* **GOAL**: Print each line exactly as it is given.

─── COLLECTED MATERIAL ───

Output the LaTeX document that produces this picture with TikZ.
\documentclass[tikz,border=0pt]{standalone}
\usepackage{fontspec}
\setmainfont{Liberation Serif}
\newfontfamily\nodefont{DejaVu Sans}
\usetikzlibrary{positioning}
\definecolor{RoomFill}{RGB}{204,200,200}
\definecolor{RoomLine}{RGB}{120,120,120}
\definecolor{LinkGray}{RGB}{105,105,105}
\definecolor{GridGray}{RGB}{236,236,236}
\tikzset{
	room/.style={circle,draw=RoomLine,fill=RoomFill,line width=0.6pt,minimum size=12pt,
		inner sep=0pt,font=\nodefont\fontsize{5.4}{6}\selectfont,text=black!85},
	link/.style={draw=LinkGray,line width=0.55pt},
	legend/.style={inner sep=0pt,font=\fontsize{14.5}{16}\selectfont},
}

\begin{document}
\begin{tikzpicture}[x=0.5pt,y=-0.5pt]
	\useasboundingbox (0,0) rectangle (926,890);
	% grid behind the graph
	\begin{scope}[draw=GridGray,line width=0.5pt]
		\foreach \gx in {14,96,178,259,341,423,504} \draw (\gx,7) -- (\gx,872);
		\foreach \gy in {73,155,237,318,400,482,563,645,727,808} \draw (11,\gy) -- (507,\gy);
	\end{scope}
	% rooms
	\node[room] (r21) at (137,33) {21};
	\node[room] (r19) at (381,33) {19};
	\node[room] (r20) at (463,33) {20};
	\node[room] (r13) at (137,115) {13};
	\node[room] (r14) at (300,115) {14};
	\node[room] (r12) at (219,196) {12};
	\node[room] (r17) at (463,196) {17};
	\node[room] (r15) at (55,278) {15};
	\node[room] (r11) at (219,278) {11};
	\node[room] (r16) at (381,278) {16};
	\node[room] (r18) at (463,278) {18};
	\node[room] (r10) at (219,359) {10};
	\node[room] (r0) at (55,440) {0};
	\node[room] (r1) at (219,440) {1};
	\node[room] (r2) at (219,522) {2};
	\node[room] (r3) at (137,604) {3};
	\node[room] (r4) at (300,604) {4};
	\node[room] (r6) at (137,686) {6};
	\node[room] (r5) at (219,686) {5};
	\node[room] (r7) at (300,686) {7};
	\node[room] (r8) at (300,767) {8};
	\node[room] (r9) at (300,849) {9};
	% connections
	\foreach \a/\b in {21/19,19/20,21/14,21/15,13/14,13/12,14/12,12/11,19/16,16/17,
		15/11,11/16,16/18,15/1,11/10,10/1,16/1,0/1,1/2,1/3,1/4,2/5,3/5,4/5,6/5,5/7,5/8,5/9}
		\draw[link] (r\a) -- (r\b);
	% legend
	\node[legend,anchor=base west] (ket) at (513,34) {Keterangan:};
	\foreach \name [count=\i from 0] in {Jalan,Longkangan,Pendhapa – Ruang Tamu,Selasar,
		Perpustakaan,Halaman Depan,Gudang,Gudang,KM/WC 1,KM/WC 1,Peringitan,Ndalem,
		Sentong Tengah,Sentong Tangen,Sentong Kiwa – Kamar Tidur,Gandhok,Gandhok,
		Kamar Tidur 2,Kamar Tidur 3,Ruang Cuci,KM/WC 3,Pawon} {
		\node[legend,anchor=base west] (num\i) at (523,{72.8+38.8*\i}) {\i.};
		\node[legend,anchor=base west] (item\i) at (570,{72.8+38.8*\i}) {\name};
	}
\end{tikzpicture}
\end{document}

───

* **CORRECT ANSWER**:
Output the LaTeX document that produces this picture with TikZ.
\documentclass[tikz,border=0pt]{standalone}
\usepackage{fontspec}
\setmainfont{Liberation Serif}
\newfontfamily\nodefont{DejaVu Sans}
\usetikzlibrary{positioning}
\definecolor{RoomFill}{RGB}{204,200,200}
\definecolor{RoomLine}{RGB}{120,120,120}
\definecolor{LinkGray}{RGB}{105,105,105}
\definecolor{GridGray}{RGB}{236,236,236}
\tikzset{
	room/.style={circle,draw=RoomLine,fill=RoomFill,line width=0.6pt,minimum size=12pt,
		inner sep=0pt,font=\nodefont\fontsize{5.4}{6}\selectfont,text=black!85},
	link/.style={draw=LinkGray,line width=0.55pt},
	legend/.style={inner sep=0pt,font=\fontsize{14.5}{16}\selectfont},
}

\begin{document}
\begin{tikzpicture}[x=0.5pt,y=-0.5pt]
	\useasboundingbox (0,0) rectangle (926,890);
	% grid behind the graph
	\begin{scope}[draw=GridGray,line width=0.5pt]
		\foreach \gx in {14,96,178,259,341,423,504} \draw (\gx,7) -- (\gx,872);
		\foreach \gy in {73,155,237,318,400,482,563,645,727,808} \draw (11,\gy) -- (507,\gy);
	\end{scope}
	% rooms
	\node[room] (r21) at (137,33) {21};
	\node[room] (r19) at (381,33) {19};
	\node[room] (r20) at (463,33) {20};
	\node[room] (r13) at (137,115) {13};
	\node[room] (r14) at (300,115) {14};
	\node[room] (r12) at (219,196) {12};
	\node[room] (r17) at (463,196) {17};
	\node[room] (r15) at (55,278) {15};
	\node[room] (r11) at (219,278) {11};
	\node[room] (r16) at (381,278) {16};
	\node[room] (r18) at (463,278) {18};
	\node[room] (r10) at (219,359) {10};
	\node[room] (r0) at (55,440) {0};
	\node[room] (r1) at (219,440) {1};
	\node[room] (r2) at (219,522) {2};
	\node[room] (r3) at (137,604) {3};
	\node[room] (r4) at (300,604) {4};
	\node[room] (r6) at (137,686) {6};
	\node[room] (r5) at (219,686) {5};
	\node[room] (r7) at (300,686) {7};
	\node[room] (r8) at (300,767) {8};
	\node[room] (r9) at (300,849) {9};
	% connections
	\foreach \a/\b in {21/19,19/20,21/14,21/15,13/14,13/12,14/12,12/11,19/16,16/17,
		15/11,11/16,16/18,15/1,11/10,10/1,16/1,0/1,1/2,1/3,1/4,2/5,3/5,4/5,6/5,5/7,5/8,5/9}
		\draw[link] (r\a) -- (r\b);
	% legend
	\node[legend,anchor=base west] (ket) at (513,34) {Keterangan:};
	\foreach \name [count=\i from 0] in {Jalan,Longkangan,Pendhapa – Ruang Tamu,Selasar,
		Perpustakaan,Halaman Depan,Gudang,Gudang,KM/WC 1,KM/WC 1,Peringitan,Ndalem,
		Sentong Tengah,Sentong Tangen,Sentong Kiwa – Kamar Tidur,Gandhok,Gandhok,
		Kamar Tidur 2,Kamar Tidur 3,Ruang Cuci,KM/WC 3,Pawon} {
		\node[legend,anchor=base west] (num\i) at (523,{72.8+38.8*\i}) {\i.};
		\node[legend,anchor=base west] (item\i) at (570,{72.8+38.8*\i}) {\name};
	}
\end{tikzpicture}
\end{document}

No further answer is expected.